Read more on the JAMA study from Naomi Freundlich‘s article in Health Beat.


6 thoughts on ““You can lead a cardiologist to water but, apparently, you cannot make him drink”

  1. Carolyn —

    This is, of course, very disturbing information. One has to wonder why “scientists” — as doctors are trained to be — ignore evidence-based medicine.

    After three stents — one which didn’t work and had to be redone, one which was botched and an artery was nicked, and one which may have caused a heart attack — I have to wonder about interventional medicine.

    I would note that the emphasis on the articles is on taking drugs as being a better idea than stents — what ever happened to lifestyle changes as the most important thing one can do? Isn’t this part of the Big Pharma scam also?


    • Good point, Steve. If I were a skeptic (who, me?) I’d wonder if the Big Pharma manufacturers of statins, beta-blockers, ACE inhibitors and diuretics were somehow connected to this JAMA report. I’d also wonder if, once cardiologists have embraced new technology/devices/procedures, they may feel reluctant to suddenly stop doing them (like admitting that all those things may not have been necessary after all?) And patients tend to truly believe that more is better when it comes to medical procedures – particularly when it comes to vital organs like our hearts.


  2. Yes there is a problem. Doctors are rewarded for expensive procedures, many patients like technology and lawyers rarely sue for “not doing something”. Articles like this hopefully educate the public that some medical technology is a bit like the emperors new clothes.

    Lifestyle measures need to be number one in what is largely a lifestyle condition. Medications are number two, and intervention is for the minority who actually need it and will benefit.


    • “…Lifestyle measures need to be number one…”

      But doesn’t this trend towards marketing-based medicine favour the passive patient whose preference is to meekly accept the prescription or procedure offered, not necessarily the one who will embrace exercise, healthy diet, stress reduction and other lifestyle improvements?


  3. Procedural specialists earn more than medical practitioners who don’t perform procedures. It’s as fundamental as that.

    I was a Registered Nurse, with considerable experience in a cardiothoracic unit. There is often a competitive, ego-driven culture between cardiologists and cardiac surgeons.

    These days, I’m a natural medicine practitioner. I’m still waiting for the day when the risks associated with any number of so-called scientifically evaluated and validated medical drugs – some of them potentially life-threatening- are called something other than the innocuous blanket term of ‘side-effect’.

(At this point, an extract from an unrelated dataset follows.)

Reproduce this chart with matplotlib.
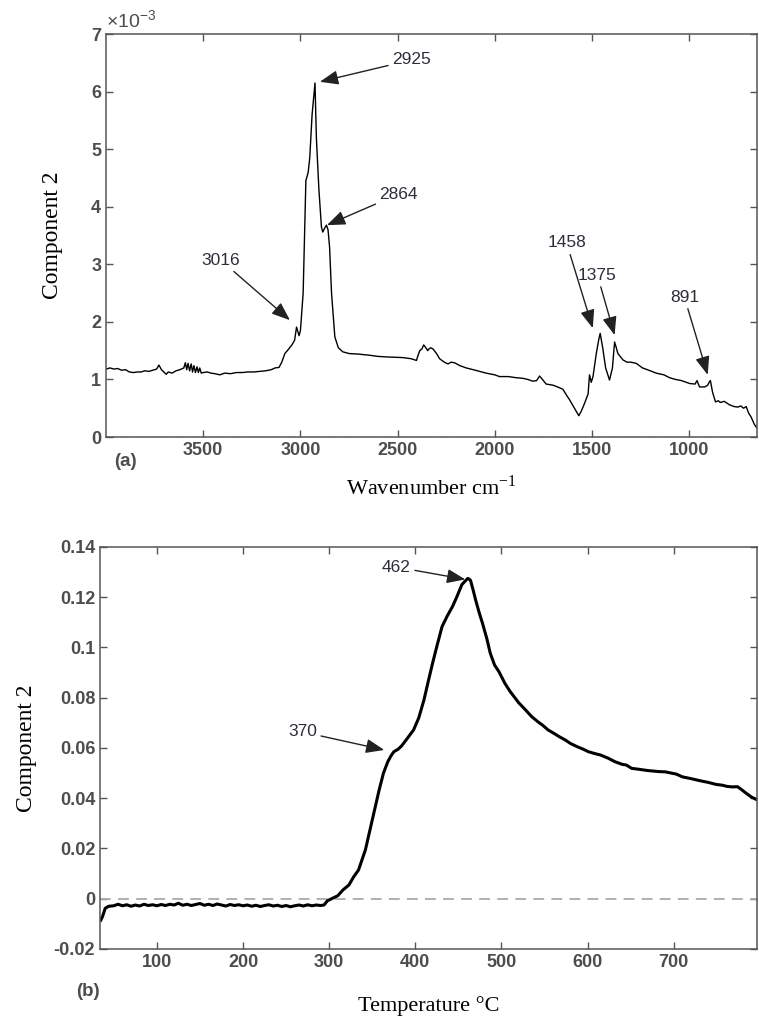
"""Two-panel figure: FTIR loading (a) and temperature profile (b) of component 2."""
import matplotlib
matplotlib.use("Agg")
import matplotlib.pyplot as plt

plt.rcParams["mathtext.fontset"] = "stix"

# (a) spectrum, values in units of 1e-3
wavenumber = [
    4000, 3980, 3960, 3940, 3920, 3900, 3880, 3860, 3840, 3820, 3800, 3780, 3760, 3740, 3728, 3715,
    3700, 3690, 3680, 3660, 3640, 3620, 3600, 3592, 3585, 3578, 3570, 3562, 3555, 3548, 3540, 3532,
    3525, 3518, 3510, 3500, 3480, 3460, 3440, 3414, 3390, 3360, 3330, 3300, 3270, 3240, 3210, 3180,
    3150, 3130, 3110, 3096, 3080, 3060, 3044, 3030, 3020, 3012, 3007, 3000, 2986, 2972, 2960, 2952,
    2940, 2925, 2918, 2905, 2892, 2885, 2875, 2866, 2858, 2850, 2840, 2823, 2805, 2782, 2750, 2700,
    2643, 2600, 2550, 2474, 2430, 2403, 2395, 2386, 2375, 2366, 2355, 2345, 2339, 2330, 2318, 2300,
    2284, 2260, 2241, 2225, 2207, 2180, 2147, 2100, 2045, 2000, 1976, 1930, 1890, 1856, 1830, 1805,
    1785, 1770, 1755, 1736, 1700, 1670, 1650, 1630, 1616, 1590, 1568, 1555, 1539, 1520, 1513, 1504,
    1495, 1478, 1465, 1458, 1445, 1430, 1410, 1395, 1384, 1375, 1367, 1355, 1341, 1320, 1300, 1273,
    1240, 1200, 1170, 1130, 1101, 1070, 1040, 998, 970, 960, 947, 920, 905, 896, 891, 880,
    865, 850, 840, 820, 793, 770, 750, 735, 720, 707, 695, 682, 665, 650,
]
loading = [
    1.18, 1.20, 1.18, 1.19, 1.16, 1.17, 1.13, 1.12, 1.13, 1.13, 1.15, 1.14, 1.16, 1.18, 1.25, 1.17,
    1.12, 1.09, 1.13, 1.11, 1.15, 1.17, 1.20, 1.29, 1.17, 1.28, 1.15, 1.27, 1.13, 1.24, 1.12, 1.22,
    1.12, 1.20, 1.11, 1.12, 1.13, 1.11, 1.10, 1.08, 1.11, 1.10, 1.12, 1.12, 1.13, 1.13, 1.14, 1.15,
    1.17, 1.20, 1.21, 1.30, 1.45, 1.53, 1.60, 1.68, 1.91, 1.82, 1.76, 1.85, 2.50, 4.45, 4.60, 4.85,
    5.60, 6.15, 5.20, 4.30, 3.65, 3.56, 3.63, 3.68, 3.60, 3.30, 2.50, 1.74, 1.55, 1.48, 1.45, 1.44,
    1.42, 1.40, 1.39, 1.38, 1.36, 1.33, 1.42, 1.50, 1.53, 1.60, 1.55, 1.50, 1.53, 1.55, 1.53, 1.45,
    1.36, 1.30, 1.27, 1.30, 1.29, 1.24, 1.20, 1.16, 1.11, 1.08, 1.05, 1.05, 1.03, 1.02, 1.00, 0.97,
    0.98, 1.06, 1.00, 0.92, 0.90, 0.86, 0.83, 0.72, 0.65, 0.50, 0.37, 0.45, 0.58, 0.75, 1.08, 0.95,
    1.05, 1.45, 1.70, 1.80, 1.55, 1.20, 0.99, 1.20, 1.65, 1.55, 1.45, 1.40, 1.34, 1.30, 1.30, 1.28,
    1.20, 1.15, 1.11, 1.08, 1.03, 1.00, 0.98, 0.93, 0.92, 0.98, 0.87, 0.87, 0.90, 0.96, 0.98, 0.78,
    0.61, 0.63, 0.60, 0.62, 0.56, 0.53, 0.52, 0.54, 0.50, 0.53, 0.42, 0.35, 0.22, 0.15,
]
peaks_a = [
    # label, arrow tip (wn, y), text centre (wn, y)
    ("2925", (2900, 6.17), (2428, 6.55)),
    ("2864", (2864, 3.68), (2494, 4.22)),
    ("3016", (3054, 2.03), (3409, 3.07)),
    ("1458", (1496, 1.89), (1631, 3.37)),
    ("1375", (1384, 1.77), (1472, 2.81)),
    ("891", (905, 1.08), (1025, 2.43)),
]

# (b) temperature profile
temperature = [
    35, 37, 40, 44, 50, 55, 60, 65, 70, 75, 80, 85, 90, 95, 100, 105, 110, 115, 120, 125, 130, 135,
    140, 145, 150, 155, 160, 165, 170, 175, 180, 185, 190, 195, 200, 205, 210, 215, 220, 225, 230,
    235, 240, 245, 250, 255, 260, 265, 270, 275, 280, 285, 290, 294, 298, 304, 310, 316, 323, 328,
    334, 342, 350, 358, 363, 368, 372, 375, 380, 384, 390, 398, 404, 410, 415, 420, 425, 431, 437,
    443, 448, 454, 458, 461, 464, 467, 470, 474, 478, 483, 487, 492, 497, 504, 510, 516, 520, 527,
    535, 542, 548, 554, 560, 567, 574, 580, 588, 595, 601, 608, 615, 624, 632, 640, 645, 651, 660,
    670, 683, 690, 697, 703, 710, 720, 730, 740, 749, 756, 762, 768, 774, 778, 784, 790, 797,
]
profile = [
    -0.0085, -0.0070, -0.0038, -0.0030, -0.0028, -0.0022, -0.0028, -0.0024, -0.0030, -0.0025,
    -0.0029, -0.0022, -0.0027, -0.0024, -0.0028, -0.0023, -0.0027, -0.0022, -0.0025, -0.0018,
    -0.0026, -0.0022, -0.0027, -0.0023, -0.0019, -0.0026, -0.0022, -0.0027, -0.0021, -0.0025,
    -0.0029, -0.0023, -0.0027, -0.0024, -0.0028, -0.0025, -0.0030, -0.0026, -0.0031, -0.0027,
    -0.0024, -0.0029, -0.0026, -0.0031, -0.0027, -0.0032, -0.0028, -0.0025, -0.0029, -0.0024,
    -0.0028, -0.0025, -0.0027, -0.0025, -0.0008, 0.0002, 0.0012, 0.0035, 0.0055, 0.0085,
    0.0114, 0.0194, 0.0313, 0.0433, 0.0500, 0.0545, 0.0570, 0.0585, 0.0595, 0.0608, 0.0635,
    0.0672, 0.0720, 0.0791, 0.0865, 0.0937, 0.1005, 0.1083, 0.1125, 0.1162, 0.1200, 0.1250,
    0.1265, 0.1275, 0.1268, 0.1230, 0.1189, 0.1140, 0.1096, 0.1035, 0.0977, 0.0930, 0.0904,
    0.0857, 0.0825, 0.0798, 0.0780, 0.0755, 0.0725, 0.0705, 0.0690, 0.0672, 0.0660, 0.0645,
    0.0632, 0.0618, 0.0605, 0.0595, 0.0585, 0.0578, 0.0572, 0.0559, 0.0545, 0.0535, 0.0532,
    0.0519, 0.0515, 0.0510, 0.0506, 0.0505, 0.0500, 0.0496, 0.0485, 0.0478, 0.0470, 0.0463,
    0.0455, 0.0452, 0.0447, 0.0445, 0.0446, 0.0436, 0.0420, 0.0405, 0.0393,
]
peaks_b = [
    ("462", (458, 0.1271), (378, 0.132)),
    ("370", (364, 0.0592), (269, 0.0664)),
]

TICK_COLOR = "#4d4d4d"
TEXT_COLOR = "#2e2e3a"
SANS = ["Liberation Sans", "DejaVu Sans"]
SERIF = ["Liberation Serif", "DejaVu Serif"]


def style_axes(ax):
    for side in ("top", "bottom", "left", "right"):
        ax.spines[side].set_color("#555555")
        ax.spines[side].set_linewidth(1.1)
    ax.tick_params(direction="in", length=5, width=1, colors="#555555",
                   top=True, right=True, labelsize=13, labelcolor=TICK_COLOR)
    for lab in ax.get_xticklabels() + ax.get_yticklabels():
        lab.set_fontweight("bold")
        lab.set_family(SANS)


def add_peaks(ax, peaks):
    for label, tip, text in peaks:
        ax.annotate(label, xy=tip, xytext=text, ha="center", va="center",
                    fontsize=12.5, color=TEXT_COLOR, family=SANS,
                    arrowprops=dict(arrowstyle="-|>,head_length=0.9,head_width=0.35",
                                    color="#222222", lw=1.0, shrinkA=1, shrinkB=0))


fig = plt.figure(figsize=(7.59, 10.18), dpi=100)

# --- panel (a)
ax1 = fig.add_axes([0.1397, 0.5707, 0.858, 0.3959])
ax1.axhline(0, color="#aaaaaa", lw=1, ls=(0, (6, 4)))
ax1.plot(wavenumber, loading, color="black", lw=1.0)
ax1.set_xlim(4000, 650)
ax1.set_ylim(0, 7)
ax1.set_xticks([3500, 3000, 2500, 2000, 1500, 1000])
ax1.set_yticks(range(0, 8))
style_axes(ax1)
add_peaks(ax1, peaks_a)
ax1.text(0.0, 1.005, "×10$^{\\mathregular{-3}}$", transform=ax1.transAxes, fontsize=14,
         color=TICK_COLOR, ha="left", va="bottom", family=SANS)
ax1.set_ylabel("Component 2", family=SERIF, fontsize=17, labelpad=20)
ax1.set_xlabel("Wavenumber cm$^{\\mathregular{-1}}$", family=SERIF, fontsize=16, labelpad=12)
fig.text(125 / 759, 1 - 462 / 1018, "(a)", fontsize=13.5, fontweight="bold",
         color=TICK_COLOR, ha="center", va="center", family=SANS)

# --- panel (b)
ax2 = fig.add_axes([0.1318, 0.0678, 0.866, 0.3949])
ax2.axhline(0, color="#aaaaaa", lw=1.3, ls=(0, (6, 4)))
ax2.plot(temperature, profile, color="black", lw=2.2)
ax2.set_xlim(34, 797)
ax2.set_ylim(-0.02, 0.14)
ax2.set_xticks([100, 200, 300, 400, 500, 600, 700])
ax2.set_yticks([-0.02, 0, 0.02, 0.04, 0.06, 0.08, 0.10, 0.12, 0.14])
ax2.set_yticklabels(["-0.02", "0", "0.02", "0.04", "0.06", "0.08", "0.1", "0.12", "0.14"])
style_axes(ax2)
add_peaks(ax2, peaks_b)
ax2.set_ylabel("Component 2", family=SERIF, fontsize=17, labelpad=12)
ax2.set_xlabel("Temperature °C", family=SERIF, fontsize=16, labelpad=18)
fig.text(88 / 759, 1 - 992 / 1018, "(b)", fontsize=13.5, fontweight="bold",
         color=TICK_COLOR, ha="center", va="center", family=SANS)

fig.savefig("out.png", dpi=100, facecolor="white")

    If I – and my peers – prescribed herbal preparations or gave acupuncture treatments which caused the following significant health concerns, or for which we charged our patients many thousands of dollars – there’d be a public outcry:
    – deafness or tinitus- a common IV antibiotic, and any number of other drugs
    – bone marrow suppression – many drugs
    – myocardial failure – a class of chemotherapeutic agents {oncological drugs}
    – kidney disorders or haemorrhage – certain over-the-counter NSAIDS { non-steroidal anti-inflammatories }
    – psychosis – certain antimalarials
    – peripheral neuropathy { nerve damage} – certain chemotherapeutic agents { oncological drugs}

    I think it’s time we each asked of our medical practitioners: “Can you still promise me that your abiding commitment to me is that you will -as Hippocrates advised- first do no harm?”


    • Hi Margi,
      Every drug – and every supplement – carries side effects. The question in evidence-based health care has always been: does potential good outweigh potential harm? This is true whether it’s a herbal supplement, an expensive drug or an invasive procedure like implanting cardiac stents.